Pedagogista e Coordinatrice nazionale per la lotta contro l’antisemitismo, riflette sulla proposta pastorale («la vera sapienza vuol dire cercare il senso di quello che viviamo e anche scoprire la nostra fragilità») e sottolinea l’importanza attribuita nel testo all’amicizia e alla condivisione
di Annamaria
BRACCINI
Come legge una pedagogista – già deputato – come Milena Santerini, docente presso la Facoltà di Scienze della formazione dell’Università Cattolica, l’appello al pensare insito nella proposta pastorale? Come un «richiamo a interpretare il segno dei tempi», osserva Santerini, che è anche Coordinatrice nazionale per la lotta contro l’antisemitismo. «Il nostro Arcivescovo – aggiunge coglie il bisogno che abbiamo di una sapienza nel suo significato biblico, che non vuol dire sapere tutto o avere necessariamente cultura, ma cercare il senso di quello che viviamo in questo nostro tempo».
Tempo di pandemia…
Credo che sia molto importante tale sottolineatura, perché l’Arcivescovo parte da quello che abbiamo vissuto – da un’esperienza comune e unica, totale e planetaria, nella quale ci siamo confrontati con le domande fondanti sulla vita, sulla morte, sul futuro, il dolore, la malattia -, che non può andare sprecata.
Tra i percorsi di sapienza, l’Arcivescovo dedica, infatti, un capitolo alla sapienza del corpo. Come questo può aiutarci a uscire dal senso di scoraggiamento e di impotenza?
Oggi abbiamo un’esperienza del corpo che, qualche volta, è davvero patologica: il corpo dev’essere sano, bello – non ammettiamo che sia fragile -, esibito. Quando, poi, arriva un’esperienza come il Coronavirus, c’è il crollo: se si sta bene, è facile dimenticare il limite, ma la vera sapienza è appunto sapere, scoprire, capire, ricordarci della nostra fragilità. Mi hanno molto colpito le immagini che ha usato l’Arcivescovo a riguardo della città festosa, che però fallisce: una città umiliata. La stessa cosa la viviamo noi con il nostro corpo, che ha un limite e deve essere vissuto in comunione con quello degli altri. Da qui le bellissime pagine sulla condivisione e sull’amicizia.

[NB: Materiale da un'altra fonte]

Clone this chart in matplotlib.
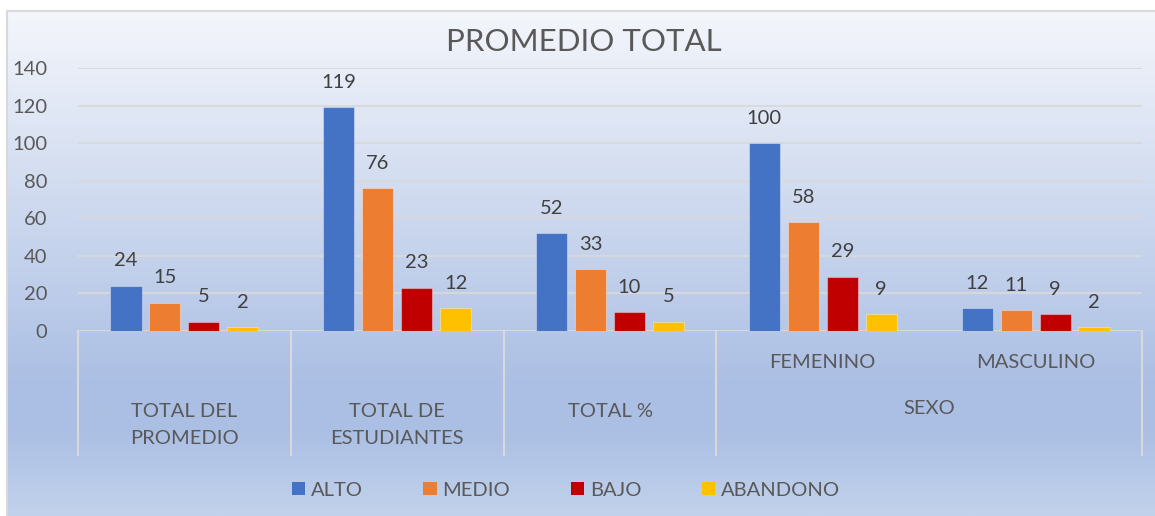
import numpy as np
import matplotlib.pyplot as plt
from matplotlib import transforms
from matplotlib.colors import LinearSegmentedColormap

plt.rcParams['font.family'] = ['Lato', 'DejaVu Sans']

# data
categories = ["TOTAL DEL\nPROMEDIO", "TOTAL DE\nESTUDIANTES", "TOTAL %", "FEMENINO", "MASCULINO"]
outer_label = "SEXO"
series_names = ["ALTO", "MEDIO", "BAJO", "ABANDONO"]
alto = [24, 119, 52, 100, 12]
medio = [15, 76, 33, 58, 11]
bajo = [5, 23, 10, 29, 9]
abandono = [2, 12, 5, 9, 2]
colors = ["#4472C4", "#ED7D31", "#C00000", "#FFC000"]

W, H = 1155, 516
fig = plt.figure(figsize=(W / 100, H / 100), dpi=100)
fig.patch.set_facecolor("white")

# gradient background of the chart area (white at top, light blue lower down)
bg = fig.add_axes([7 / W, 0, (W - 7) / W, 505 / H])
cmap = LinearSegmentedColormap.from_list(
    "bg", [(0, "#F4F6FB"), (0.74, "#ABBFE4"), (0.83, "#ABBFE4"), (1.0, "#C2D2EC")])
grad = np.linspace(0, 1, 256).reshape(-1, 1)
bg.imshow(grad, cmap=cmap, aspect="auto", extent=[0, 1, 0, 1], vmin=0, vmax=1,
          origin="upper")
bg.set_xlim(0, 1)
bg.set_ylim(0, 1)
bg.axis("off")
bg.plot([0, 0, 1], [0, 1, 1], color="#D9D9D9", lw=1.5, transform=bg.transAxes,
        clip_on=False)

# plot area
ax = fig.add_axes([78 / W, (H - 331) / H, (1142 - 78) / W, (331 - 68) / H])
ax.set_facecolor("none")
ax.set_xlim(0, len(categories))
ax.set_ylim(0, 140)
ax.set_yticks(np.arange(0, 141, 20))
ax.yaxis.grid(True, color="#D9D9D9", lw=1.3)
ax.set_axisbelow(True)
for s in ax.spines.values():
    s.set_visible(False)
ax.tick_params(axis="y", length=0, pad=22, labelsize=14.5, labelcolor="#595959")
ax.set_xticks([])

x = np.arange(len(categories)) + 0.5
width = 0.146
step = 0.183
all_series = [alto, medio, bajo, abandono]
for i, (name, vals) in enumerate(zip(series_names, all_series)):
    pos = x + (i - 1.5) * step
    bars = ax.bar(pos, vals, width, color=colors[i], label=name,
                  edgecolor=(1, 1, 1, 0.35), lw=0.8, zorder=3)
    for b, v in zip(bars, vals):
        ax.annotate(str(v), (b.get_x() + b.get_width() / 2, v), xytext=(0, 18),
                    textcoords="offset points", ha="center", va="center",
                    fontsize=14.5, color="#404040")

# category axis
ax.axhline(0, color="#D9D9D9", lw=1.3, zorder=2)
trans = transforms.blended_transform_factory(ax.transData, fig.transFigure)
for sx in [0, 1, 2, 3, 5]:
    ax.plot([sx, sx], [1 - 331 / H, 1 - 455 / H], color="#D9D9D9", lw=1.5,
            transform=trans, clip_on=False)

for i in range(3):
    ax.text(x[i], 1 - 403 / H, categories[i], transform=trans, ha="center", va="top",
            fontsize=14.5, color="#595959", linespacing=1.7)
for i in range(3, 5):
    ax.text(x[i], 1 - 362 / H, categories[i], transform=trans, ha="center", va="center",
            fontsize=14.5, color="#595959")
ax.text(4.0, 1 - 409 / H, outer_label, transform=trans, ha="center", va="center",
        fontsize=14.5, color="#595959")

fig.text(584 / W, 1 - 42 / H, "PROMEDIO TOTAL", ha="center", va="center",
         fontsize=22.5, color="#595959")

leg = fig.legend(loc="center", bbox_to_anchor=(566 / W, 1 - 490 / H), ncol=4,
                 frameon=False, fontsize=14.5, labelcolor="#595959",
                 handlelength=0.65, handleheight=0.65, handletextpad=0.3,
                 columnspacing=3.0)
for h in leg.legend_handles:
    h.set_edgecolor("none")

fig.savefig("out.png", dpi=100)
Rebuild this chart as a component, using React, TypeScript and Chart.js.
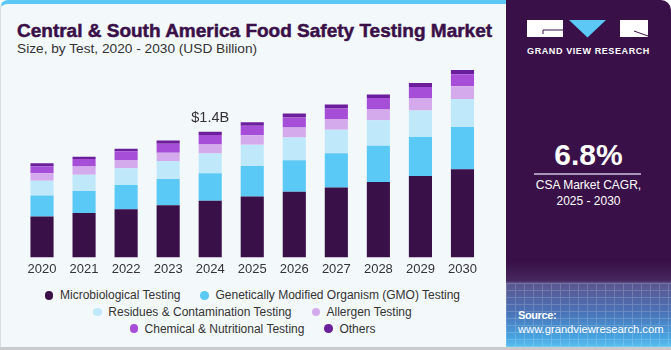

Anche per il suo ruolo di Coordinatrice governativa per la lotta all’antisemitismo, ritiene che vi sia bisogno di un nuovo modo di dialogare e confrontarsi?
Certamente. Nella Proposta c’è la forza della denuncia dell’individualismo. Credo che questo sia il peccato più grande che possiamo fare e che la visione dell’Arcivescovo sia realistica, così come il grande valore da lui attribuito all’amicizia e alla condivisione. Dal mio punto di vista, ritengo che permanga un rischio grave: la tentazione di trovare, comunque, un capro espiatorio, un nemico: un giorno i cinesi, il successivo, è colpa dell’eterna congiura ebraica. Tuttavia, qualcosa di positivo c’è perché abbiamo capito di aver bisogno gli uni degli altri.
Parlando della Chiesa dalle genti, l’Arcivescovo chiede di comprendere la ricchezza di tradizioni cattoliche diverse, come pure di incontrarsi con chi non condivide la nostra fede, nella Milano «città pensosa» ricca di donne – cruciale l’apporto femminile – e uomini «autorizzati a pensare». È una sfida promettente?
Penso che il cosiddetto Sinodo minore sia stato fondamentale per Milano e rivoluzionario, direi, perché non propone solo un invito a integrare, ad ascoltare, ad accogliere, ma promuove l’idea che la Chiesa è già questa, fatta di genti di tutte le nazionalità. Abbiamo paura che le chiese si svuotino, che le persone si chiudano in casa, che si spezzi un legame fragile come quello della comunità, però c’è questa forza potente dello Spirito che ci fa stare insieme nella Chiesa in un modo, spero, sempre più libero.